No-How Generator: an artistic investigation of the event of choreographic performance as a site of embodied knowledge-generation
De Montfort University
This written thesis is an exegesis of developments arising within my choreographic practice and thinking through the creation and performance of the choreographic work No-How Generator, an artistic investigation of the event of choreographic performance as a site of embodied knowledge-generation. Drawing on the cognitive science perspective of Guy Claxton and others, this thesis emphasises the embodied basis of knowing and argues that this grounds an understanding of knowledge-generation as intrinsic within the embodied context of choreography. This understanding foregrounds the integral presence and contributions of ways of knowing that are felt, more-than-rational and intuitive within the generation of knowing and intelligence. Insights are articulated into how these ways of knowing unfold in my choreographic practice, supported by specific conceptual and practical tools and orientations that I have developed in a choreographic context during this research. This includes no-how (drawn from Samuel Beckett via Sarat Maharaj’s writings on art-as-knowledge), which I use to name the particular kind of knowing that I consider this artistic research to be generative of, and Magic & Science (drawn from art-historian Aby Warburg) which I use to name the broader epistemological orientation that I situate choreographic no-how generation within.
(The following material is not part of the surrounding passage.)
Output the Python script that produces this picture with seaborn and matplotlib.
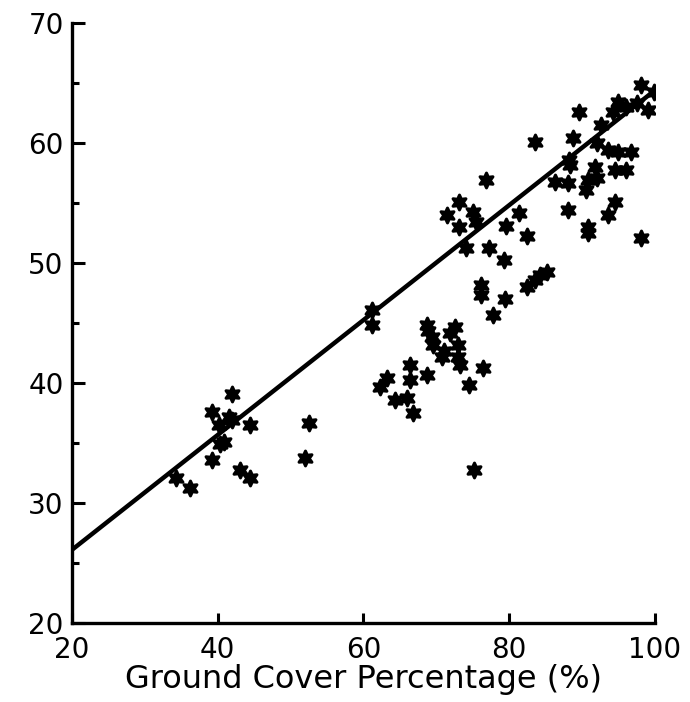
import numpy as np
import pandas as pd
import seaborn as sns
import matplotlib
matplotlib.use("Agg")
import matplotlib.pyplot as plt
from matplotlib.ticker import MultipleLocator

# точки
cover = [42.0, 39.2, 40.2, 42.0, 44.4, 40.9, 40.3, 39.2, 43.1, 44.4, 34.3, 36.2, 41.5, 52.5, 52.0,
         61.1, 61.2, 68.7, 72.6, 69.4, 71.9, 69.6, 72.9, 70.8, 72.9, 73.3, 76.4, 74.5, 66.4, 66.4,
         68.7, 63.2, 62.2, 64.3, 66.0, 66.8, 75.2, 68.9, 71.0,
         76.8, 73.1, 71.5, 75.0, 73.1, 75.4, 81.3, 79.6, 82.4, 74.0, 77.2, 79.3, 76.1, 76.1, 79.4,
         77.8, 82.4, 84.2, 85.2, 83.5,
         98.1, 99.8, 94.9, 89.6, 94.2, 99.1, 92.6, 88.7, 83.5, 92.1, 93.5, 94.9, 96.7, 88.2, 88.4,
         91.7, 94.5, 96.0, 86.3, 88.0, 90.8, 92.1, 90.5, 88.0, 93.5, 94.5, 90.8, 90.8, 98.1, 96.0, 97.5]
value = [39.1, 37.6, 36.5, 36.9, 36.5, 35.1, 34.9, 33.6, 32.75, 32.1, 32.1, 31.25, 37.2, 36.7, 33.75,
         46.1, 44.8, 44.8, 44.7, 43.8, 44.2, 43.2, 43.2, 42.2, 42.2, 41.5, 41.25, 39.8, 41.5, 40.25,
         40.7, 40.4, 39.7, 38.6, 38.75, 37.5, 32.75, 44.3, 42.7,
         56.9, 55.1, 54.0, 54.25, 53.0, 53.4, 54.2, 53.1, 52.25, 51.25, 51.25, 50.25, 48.2, 47.3, 47.0,
         45.7, 48.0, 49.0, 49.25, 48.6,
         64.8, 64.25, 63.4, 62.6, 62.6, 62.75, 61.5, 60.4, 60.1, 60.0, 59.4, 59.25, 59.25, 58.6, 58.2,
         58.0, 57.75, 57.75, 56.75, 56.7, 56.9, 57.1, 56.1, 54.4, 54.0, 55.1, 53.0, 52.5, 52.1, 63.0, 63.3]

# линия тренда (концы)
fit_x = [20, 100]
fit_y = [26.1, 64.4]

sns.set_style("ticks")
plt.rcParams['font.family'] = ['DejaVu Sans']
plt.rcParams['text.color'] = 'black'
plt.rcParams['xtick.color'] = 'black'
plt.rcParams['ytick.color'] = 'black'
plt.rcParams['axes.edgecolor'] = 'black'
plt.rcParams['axes.labelcolor'] = 'black'

fig = plt.figure(figsize=(6.9, 7.02), dpi=100)
ax = fig.add_axes([0.1043, 0.1125, 0.845, 0.8547])

df = pd.DataFrame({"x": cover, "y": value})
sns.scatterplot(data=df, x="x", y="y", marker=(6, 1, 0), s=115, color="black",
                edgecolor="black", linewidth=2.2, ax=ax, zorder=3)
sns.lineplot(x=fit_x, y=fit_y, color="black", linewidth=3.2, ax=ax, zorder=2)

ax.set_xlim(20, 100)
ax.set_ylim(20, 70)
ax.xaxis.set_major_locator(MultipleLocator(20))
ax.yaxis.set_major_locator(MultipleLocator(10))
ax.yaxis.set_minor_locator(MultipleLocator(5))
ax.tick_params(axis="y", which="major", direction="in", length=9, width=2.2, labelsize=20, pad=6)
ax.tick_params(axis="y", which="minor", direction="in", length=5, width=2.2)
ax.tick_params(axis="x", which="major", direction="in", length=7, width=2.2, labelsize=20, pad=9)

sns.despine(ax=ax)
for side in ["left", "bottom"]:
    ax.spines[side].set_linewidth(2.4)

ax.set_xlabel("Ground Cover Percentage (%)", fontsize=23, labelpad=0)
ax.set_ylabel("")

fig.savefig("out.png", dpi=100)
Drawing connections between Warburg’s work and my engagement with the work of choreographer Deborah Hay, this thesis emphasises that the catalytic dynamics of paradox are a generative and inherent part of the artistic and embodied landscape of what I term choreographic no-how generation. Drawing on humanities writers including Boaventura de Sousa Santos, the thesis emphasises that a continual, underlying attention to the social and political contexts within which choreographic no-how generation unfolds is an integral dimension of a choreographic engagement with it. Through its integrated embodiment of this particular multidisciplinary constellation of knowledges, this artistic research develops novel approaches to practicing and conceptualising the generation of knowing in choreographic contexts. This research works to broaden understandings, both within and beyond the field of dance, of the forms that knowledge-generation can and does take, and of the social and political relevance that such a broadening has.